Take the line containing "Recreate this image", the line containing "var baseGrowth = [1.95, 2.07, 2.1, 2.16, 2.28, 2.57, 2.78];", and all lines between them, and transcribe them exactly. Leave out pictures.

— Begin —

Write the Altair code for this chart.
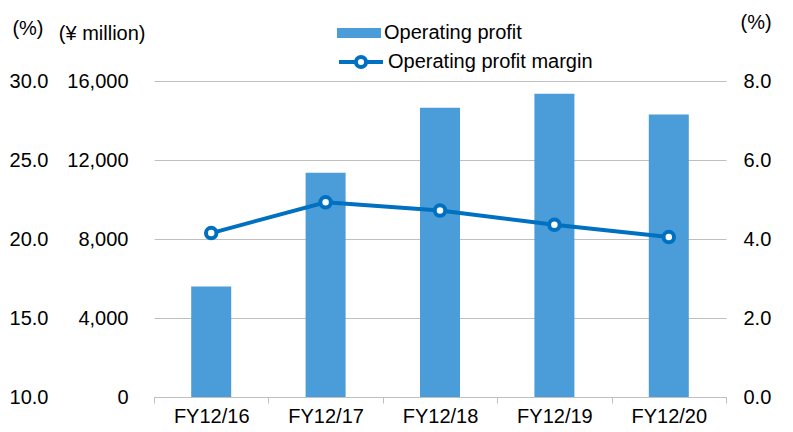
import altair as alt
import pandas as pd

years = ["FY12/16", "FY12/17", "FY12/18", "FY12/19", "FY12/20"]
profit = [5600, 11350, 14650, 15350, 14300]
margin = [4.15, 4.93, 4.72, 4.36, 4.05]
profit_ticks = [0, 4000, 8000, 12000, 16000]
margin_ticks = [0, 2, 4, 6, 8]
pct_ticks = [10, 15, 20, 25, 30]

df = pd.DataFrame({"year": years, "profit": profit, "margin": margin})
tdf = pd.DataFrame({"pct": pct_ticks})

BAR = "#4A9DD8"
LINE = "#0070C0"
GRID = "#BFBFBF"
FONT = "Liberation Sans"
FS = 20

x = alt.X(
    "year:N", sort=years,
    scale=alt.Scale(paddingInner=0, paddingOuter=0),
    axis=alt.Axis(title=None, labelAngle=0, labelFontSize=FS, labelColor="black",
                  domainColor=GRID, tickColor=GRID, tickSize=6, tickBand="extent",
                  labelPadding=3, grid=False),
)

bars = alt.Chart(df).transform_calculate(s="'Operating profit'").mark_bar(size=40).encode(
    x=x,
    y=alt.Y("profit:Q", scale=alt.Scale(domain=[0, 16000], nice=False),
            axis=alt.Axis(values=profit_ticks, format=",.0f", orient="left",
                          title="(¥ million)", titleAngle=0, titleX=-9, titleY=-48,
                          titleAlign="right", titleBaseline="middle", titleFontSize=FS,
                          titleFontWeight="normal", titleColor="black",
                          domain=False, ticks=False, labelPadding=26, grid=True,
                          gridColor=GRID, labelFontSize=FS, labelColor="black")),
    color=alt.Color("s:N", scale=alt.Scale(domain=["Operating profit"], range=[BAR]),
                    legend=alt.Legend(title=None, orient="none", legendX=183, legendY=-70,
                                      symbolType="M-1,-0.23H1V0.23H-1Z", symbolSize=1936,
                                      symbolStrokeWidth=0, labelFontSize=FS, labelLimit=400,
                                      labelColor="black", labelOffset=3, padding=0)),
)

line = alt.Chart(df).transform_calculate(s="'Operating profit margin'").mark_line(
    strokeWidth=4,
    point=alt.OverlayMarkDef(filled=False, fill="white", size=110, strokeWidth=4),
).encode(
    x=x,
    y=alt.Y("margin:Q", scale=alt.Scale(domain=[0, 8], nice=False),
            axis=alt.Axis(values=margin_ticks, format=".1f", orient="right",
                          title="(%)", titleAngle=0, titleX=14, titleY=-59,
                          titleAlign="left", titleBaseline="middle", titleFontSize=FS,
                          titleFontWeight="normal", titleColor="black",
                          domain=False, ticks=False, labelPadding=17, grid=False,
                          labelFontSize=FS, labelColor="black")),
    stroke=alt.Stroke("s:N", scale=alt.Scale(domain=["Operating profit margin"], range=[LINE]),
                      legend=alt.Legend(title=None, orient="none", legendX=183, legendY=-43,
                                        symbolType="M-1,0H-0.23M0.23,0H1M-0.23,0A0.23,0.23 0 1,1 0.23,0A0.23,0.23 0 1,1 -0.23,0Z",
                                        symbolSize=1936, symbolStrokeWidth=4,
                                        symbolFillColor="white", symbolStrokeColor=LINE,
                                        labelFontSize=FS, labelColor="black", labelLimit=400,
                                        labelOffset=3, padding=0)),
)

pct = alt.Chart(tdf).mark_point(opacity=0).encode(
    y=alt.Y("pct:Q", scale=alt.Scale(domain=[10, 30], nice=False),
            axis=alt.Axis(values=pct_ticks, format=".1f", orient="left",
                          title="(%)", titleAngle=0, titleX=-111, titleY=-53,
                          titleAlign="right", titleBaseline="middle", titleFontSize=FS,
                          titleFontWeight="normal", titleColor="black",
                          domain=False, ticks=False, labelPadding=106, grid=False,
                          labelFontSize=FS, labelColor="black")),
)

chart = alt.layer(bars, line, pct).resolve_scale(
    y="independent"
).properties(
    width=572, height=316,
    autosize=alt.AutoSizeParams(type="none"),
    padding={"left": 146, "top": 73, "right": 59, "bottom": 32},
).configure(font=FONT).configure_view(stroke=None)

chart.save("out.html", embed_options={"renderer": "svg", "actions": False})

— End —
— Begin —

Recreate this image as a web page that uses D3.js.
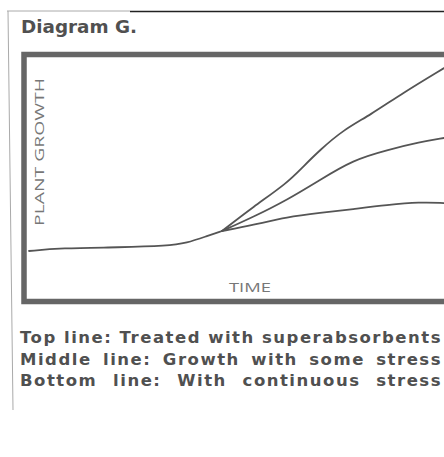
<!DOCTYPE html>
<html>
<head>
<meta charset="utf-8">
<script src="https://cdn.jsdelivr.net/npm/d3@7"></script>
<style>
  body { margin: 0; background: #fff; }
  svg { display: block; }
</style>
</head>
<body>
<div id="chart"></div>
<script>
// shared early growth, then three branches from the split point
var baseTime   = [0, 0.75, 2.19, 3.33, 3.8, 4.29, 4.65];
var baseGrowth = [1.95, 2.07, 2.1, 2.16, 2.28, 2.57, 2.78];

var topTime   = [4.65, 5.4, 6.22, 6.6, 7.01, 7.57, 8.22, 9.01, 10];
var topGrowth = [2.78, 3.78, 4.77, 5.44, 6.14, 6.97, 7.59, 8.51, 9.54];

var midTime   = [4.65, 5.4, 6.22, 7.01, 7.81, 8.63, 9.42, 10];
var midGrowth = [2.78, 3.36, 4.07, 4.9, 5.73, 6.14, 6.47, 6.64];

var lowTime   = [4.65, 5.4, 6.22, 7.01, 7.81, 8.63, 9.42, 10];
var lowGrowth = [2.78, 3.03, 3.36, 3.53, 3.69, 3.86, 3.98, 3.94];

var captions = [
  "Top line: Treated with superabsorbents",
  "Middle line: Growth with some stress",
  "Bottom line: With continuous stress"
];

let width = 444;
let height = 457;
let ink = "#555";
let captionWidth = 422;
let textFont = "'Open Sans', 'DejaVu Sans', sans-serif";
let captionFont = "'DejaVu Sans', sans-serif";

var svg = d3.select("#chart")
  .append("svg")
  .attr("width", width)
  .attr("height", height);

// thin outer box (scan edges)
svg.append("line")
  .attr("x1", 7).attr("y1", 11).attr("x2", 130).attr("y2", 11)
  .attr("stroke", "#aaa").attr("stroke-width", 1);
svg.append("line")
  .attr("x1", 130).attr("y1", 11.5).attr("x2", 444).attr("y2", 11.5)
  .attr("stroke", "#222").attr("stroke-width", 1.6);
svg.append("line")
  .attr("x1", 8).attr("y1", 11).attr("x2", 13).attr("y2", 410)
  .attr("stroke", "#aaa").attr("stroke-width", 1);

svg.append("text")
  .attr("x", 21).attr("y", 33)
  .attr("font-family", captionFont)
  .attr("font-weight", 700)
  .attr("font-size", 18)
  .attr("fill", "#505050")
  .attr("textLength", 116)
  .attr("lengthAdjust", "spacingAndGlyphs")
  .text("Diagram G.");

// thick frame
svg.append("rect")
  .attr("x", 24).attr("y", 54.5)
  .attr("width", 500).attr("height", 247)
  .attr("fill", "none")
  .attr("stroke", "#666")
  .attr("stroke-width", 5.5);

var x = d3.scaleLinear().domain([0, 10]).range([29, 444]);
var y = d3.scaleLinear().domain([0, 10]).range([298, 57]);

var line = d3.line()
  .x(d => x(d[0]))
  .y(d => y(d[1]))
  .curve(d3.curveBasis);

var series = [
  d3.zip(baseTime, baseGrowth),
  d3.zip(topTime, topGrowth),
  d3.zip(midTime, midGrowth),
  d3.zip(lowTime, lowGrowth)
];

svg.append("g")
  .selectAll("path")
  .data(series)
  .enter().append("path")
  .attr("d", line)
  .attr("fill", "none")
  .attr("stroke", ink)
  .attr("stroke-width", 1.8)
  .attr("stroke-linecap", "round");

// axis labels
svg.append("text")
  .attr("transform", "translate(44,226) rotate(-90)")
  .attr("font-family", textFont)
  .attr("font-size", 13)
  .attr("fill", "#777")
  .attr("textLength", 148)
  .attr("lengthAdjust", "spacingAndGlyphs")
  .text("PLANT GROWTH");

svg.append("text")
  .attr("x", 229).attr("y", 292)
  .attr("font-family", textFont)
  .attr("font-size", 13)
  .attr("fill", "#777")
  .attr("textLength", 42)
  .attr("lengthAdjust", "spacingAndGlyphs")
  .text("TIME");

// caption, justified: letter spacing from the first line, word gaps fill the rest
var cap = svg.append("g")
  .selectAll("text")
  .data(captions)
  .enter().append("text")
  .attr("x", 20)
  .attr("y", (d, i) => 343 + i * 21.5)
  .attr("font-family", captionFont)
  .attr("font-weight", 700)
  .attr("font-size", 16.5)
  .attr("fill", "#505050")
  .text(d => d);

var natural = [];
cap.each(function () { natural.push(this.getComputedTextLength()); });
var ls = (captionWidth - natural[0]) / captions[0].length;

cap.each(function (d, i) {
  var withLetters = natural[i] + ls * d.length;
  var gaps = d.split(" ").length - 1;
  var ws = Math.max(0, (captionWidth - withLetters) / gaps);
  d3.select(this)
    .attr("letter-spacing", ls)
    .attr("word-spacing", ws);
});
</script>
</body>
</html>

— End —
— Begin —

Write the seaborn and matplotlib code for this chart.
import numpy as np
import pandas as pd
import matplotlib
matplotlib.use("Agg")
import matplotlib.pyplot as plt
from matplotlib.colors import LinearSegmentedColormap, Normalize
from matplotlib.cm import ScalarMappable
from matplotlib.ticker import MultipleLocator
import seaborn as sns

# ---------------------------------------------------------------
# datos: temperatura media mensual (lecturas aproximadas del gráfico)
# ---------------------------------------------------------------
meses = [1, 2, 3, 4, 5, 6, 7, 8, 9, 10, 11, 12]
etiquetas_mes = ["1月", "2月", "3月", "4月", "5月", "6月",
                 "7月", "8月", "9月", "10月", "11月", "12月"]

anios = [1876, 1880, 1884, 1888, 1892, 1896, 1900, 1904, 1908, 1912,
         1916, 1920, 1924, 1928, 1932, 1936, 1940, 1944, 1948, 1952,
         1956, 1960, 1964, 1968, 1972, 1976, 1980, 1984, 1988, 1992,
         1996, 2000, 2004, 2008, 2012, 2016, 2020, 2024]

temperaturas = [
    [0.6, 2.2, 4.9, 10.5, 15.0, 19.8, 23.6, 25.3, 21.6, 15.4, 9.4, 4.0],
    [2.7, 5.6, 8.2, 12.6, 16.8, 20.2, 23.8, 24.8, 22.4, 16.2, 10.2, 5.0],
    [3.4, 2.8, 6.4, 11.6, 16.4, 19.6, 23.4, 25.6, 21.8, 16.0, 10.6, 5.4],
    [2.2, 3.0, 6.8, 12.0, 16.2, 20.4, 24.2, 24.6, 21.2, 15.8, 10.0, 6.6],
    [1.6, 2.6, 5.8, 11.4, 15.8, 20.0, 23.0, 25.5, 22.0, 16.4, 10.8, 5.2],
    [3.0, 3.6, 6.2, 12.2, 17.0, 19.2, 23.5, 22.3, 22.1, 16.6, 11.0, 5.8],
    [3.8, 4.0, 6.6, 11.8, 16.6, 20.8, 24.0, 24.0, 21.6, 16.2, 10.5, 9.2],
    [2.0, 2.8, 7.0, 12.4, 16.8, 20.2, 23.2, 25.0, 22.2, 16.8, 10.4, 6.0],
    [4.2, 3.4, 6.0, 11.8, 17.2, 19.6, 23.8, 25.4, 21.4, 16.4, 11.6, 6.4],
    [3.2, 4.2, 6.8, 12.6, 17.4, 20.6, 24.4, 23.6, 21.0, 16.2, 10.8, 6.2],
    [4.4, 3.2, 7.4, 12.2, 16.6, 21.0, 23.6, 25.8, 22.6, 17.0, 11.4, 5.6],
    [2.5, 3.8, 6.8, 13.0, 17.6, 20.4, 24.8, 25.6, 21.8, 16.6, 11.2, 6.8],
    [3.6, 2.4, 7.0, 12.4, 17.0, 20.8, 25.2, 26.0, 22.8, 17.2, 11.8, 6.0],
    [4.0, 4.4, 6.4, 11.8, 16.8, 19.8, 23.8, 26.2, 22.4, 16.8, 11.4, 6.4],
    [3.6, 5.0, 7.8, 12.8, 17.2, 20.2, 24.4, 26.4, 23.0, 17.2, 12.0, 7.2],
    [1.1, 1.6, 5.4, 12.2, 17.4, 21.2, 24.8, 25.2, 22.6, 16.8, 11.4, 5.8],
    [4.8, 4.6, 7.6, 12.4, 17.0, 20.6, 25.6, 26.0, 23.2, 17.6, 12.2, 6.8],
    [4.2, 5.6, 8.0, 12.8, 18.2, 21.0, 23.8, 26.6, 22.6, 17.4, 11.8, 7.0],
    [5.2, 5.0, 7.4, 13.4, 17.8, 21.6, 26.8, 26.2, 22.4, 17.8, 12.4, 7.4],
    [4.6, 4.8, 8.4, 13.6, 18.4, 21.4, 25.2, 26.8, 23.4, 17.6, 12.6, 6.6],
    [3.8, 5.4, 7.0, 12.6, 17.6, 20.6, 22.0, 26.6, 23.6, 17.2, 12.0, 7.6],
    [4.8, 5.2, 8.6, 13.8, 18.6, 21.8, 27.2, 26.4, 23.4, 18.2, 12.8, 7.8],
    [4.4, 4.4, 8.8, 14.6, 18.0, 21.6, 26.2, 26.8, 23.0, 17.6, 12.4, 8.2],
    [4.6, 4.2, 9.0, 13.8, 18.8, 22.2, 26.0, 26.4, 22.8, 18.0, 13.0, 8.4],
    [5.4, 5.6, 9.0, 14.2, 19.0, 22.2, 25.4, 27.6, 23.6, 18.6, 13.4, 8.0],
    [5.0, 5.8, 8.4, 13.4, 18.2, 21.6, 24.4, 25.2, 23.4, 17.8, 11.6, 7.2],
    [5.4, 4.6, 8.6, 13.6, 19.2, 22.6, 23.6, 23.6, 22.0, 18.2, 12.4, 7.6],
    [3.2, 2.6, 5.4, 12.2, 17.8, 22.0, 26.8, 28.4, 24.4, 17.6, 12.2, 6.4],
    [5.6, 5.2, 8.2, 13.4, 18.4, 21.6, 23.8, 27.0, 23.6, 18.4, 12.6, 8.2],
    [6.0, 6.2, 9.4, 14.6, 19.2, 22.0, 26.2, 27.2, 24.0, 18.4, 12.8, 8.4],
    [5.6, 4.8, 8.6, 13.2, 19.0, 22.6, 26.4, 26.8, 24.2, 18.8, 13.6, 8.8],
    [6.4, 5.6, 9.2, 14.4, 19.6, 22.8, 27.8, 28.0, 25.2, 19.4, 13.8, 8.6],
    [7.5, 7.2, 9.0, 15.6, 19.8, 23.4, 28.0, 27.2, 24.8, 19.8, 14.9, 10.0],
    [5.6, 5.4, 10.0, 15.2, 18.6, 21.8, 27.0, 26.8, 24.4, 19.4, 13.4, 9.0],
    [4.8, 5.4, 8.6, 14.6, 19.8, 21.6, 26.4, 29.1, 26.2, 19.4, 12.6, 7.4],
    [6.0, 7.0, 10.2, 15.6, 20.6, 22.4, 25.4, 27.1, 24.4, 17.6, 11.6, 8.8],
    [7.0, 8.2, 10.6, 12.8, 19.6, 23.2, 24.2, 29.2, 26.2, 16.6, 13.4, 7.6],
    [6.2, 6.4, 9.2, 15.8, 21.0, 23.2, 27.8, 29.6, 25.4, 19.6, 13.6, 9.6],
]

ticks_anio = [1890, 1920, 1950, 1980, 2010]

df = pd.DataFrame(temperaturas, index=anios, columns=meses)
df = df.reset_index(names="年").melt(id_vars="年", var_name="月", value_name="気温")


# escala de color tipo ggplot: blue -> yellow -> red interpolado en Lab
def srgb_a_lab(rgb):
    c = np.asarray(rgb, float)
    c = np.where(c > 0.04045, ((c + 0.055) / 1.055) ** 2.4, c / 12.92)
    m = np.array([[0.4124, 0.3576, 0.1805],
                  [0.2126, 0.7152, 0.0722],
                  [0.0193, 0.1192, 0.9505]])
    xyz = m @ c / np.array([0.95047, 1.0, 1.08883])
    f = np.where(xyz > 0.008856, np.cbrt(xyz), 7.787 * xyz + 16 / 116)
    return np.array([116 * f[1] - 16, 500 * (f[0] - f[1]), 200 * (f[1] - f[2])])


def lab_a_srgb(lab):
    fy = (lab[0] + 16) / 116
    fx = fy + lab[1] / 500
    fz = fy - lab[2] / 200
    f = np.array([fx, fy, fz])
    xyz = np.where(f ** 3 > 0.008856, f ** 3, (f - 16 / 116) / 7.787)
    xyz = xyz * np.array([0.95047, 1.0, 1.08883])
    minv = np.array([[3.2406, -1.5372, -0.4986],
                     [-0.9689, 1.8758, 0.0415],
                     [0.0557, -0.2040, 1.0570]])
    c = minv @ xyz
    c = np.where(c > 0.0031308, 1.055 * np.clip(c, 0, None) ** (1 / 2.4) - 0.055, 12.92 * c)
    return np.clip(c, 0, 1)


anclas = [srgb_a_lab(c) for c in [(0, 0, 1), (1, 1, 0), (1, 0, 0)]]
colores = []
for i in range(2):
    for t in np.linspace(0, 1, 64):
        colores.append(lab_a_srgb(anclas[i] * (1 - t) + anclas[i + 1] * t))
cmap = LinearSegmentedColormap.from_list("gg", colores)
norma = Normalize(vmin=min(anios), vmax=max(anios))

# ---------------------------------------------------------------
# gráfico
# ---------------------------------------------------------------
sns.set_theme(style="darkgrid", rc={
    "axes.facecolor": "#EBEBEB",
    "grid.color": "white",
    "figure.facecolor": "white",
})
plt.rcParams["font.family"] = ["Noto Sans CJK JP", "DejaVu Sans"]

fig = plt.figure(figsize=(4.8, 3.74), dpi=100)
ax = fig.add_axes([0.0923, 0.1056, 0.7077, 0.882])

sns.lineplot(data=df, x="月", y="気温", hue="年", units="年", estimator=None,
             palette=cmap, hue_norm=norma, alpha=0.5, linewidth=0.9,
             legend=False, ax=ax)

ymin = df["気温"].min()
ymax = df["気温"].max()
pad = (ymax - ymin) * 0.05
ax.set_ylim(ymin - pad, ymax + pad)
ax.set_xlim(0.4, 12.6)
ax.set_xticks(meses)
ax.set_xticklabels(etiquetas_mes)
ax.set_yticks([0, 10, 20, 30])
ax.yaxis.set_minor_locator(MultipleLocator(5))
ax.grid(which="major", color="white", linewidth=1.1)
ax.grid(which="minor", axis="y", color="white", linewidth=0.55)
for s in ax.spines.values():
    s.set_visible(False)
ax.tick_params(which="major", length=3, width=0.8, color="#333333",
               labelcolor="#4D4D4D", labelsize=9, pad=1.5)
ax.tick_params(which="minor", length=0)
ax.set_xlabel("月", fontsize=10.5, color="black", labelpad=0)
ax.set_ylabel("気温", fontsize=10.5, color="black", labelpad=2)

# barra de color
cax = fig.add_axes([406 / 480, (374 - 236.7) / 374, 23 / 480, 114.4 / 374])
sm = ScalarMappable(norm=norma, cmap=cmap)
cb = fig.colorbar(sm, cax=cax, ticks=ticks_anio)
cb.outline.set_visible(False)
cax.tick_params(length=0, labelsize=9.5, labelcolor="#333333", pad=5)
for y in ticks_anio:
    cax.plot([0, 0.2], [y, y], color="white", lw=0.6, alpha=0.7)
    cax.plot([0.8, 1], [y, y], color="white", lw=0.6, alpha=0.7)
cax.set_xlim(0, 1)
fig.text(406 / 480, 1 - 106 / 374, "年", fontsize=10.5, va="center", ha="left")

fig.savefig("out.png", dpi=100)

— End —

* **Completed task**
Recreate this image as a web page that uses D3.js.
<!DOCTYPE html>
<html>
<head>
<meta charset="utf-8">
<script src="https://cdn.jsdelivr.net/npm/d3@7"></script>
<style>
  body { margin: 0; background: #fff; }
  svg { display: block; }
</style>
</head>
<body>
<div id="chart"></div>
<script>
// shared early growth, then three branches from the split point
var baseTime   = [0, 0.75, 2.19, 3.33, 3.8, 4.29, 4.65];
var baseGrowth = [1.95, 2.07, 2.1, 2.16, 2.28, 2.57, 2.78];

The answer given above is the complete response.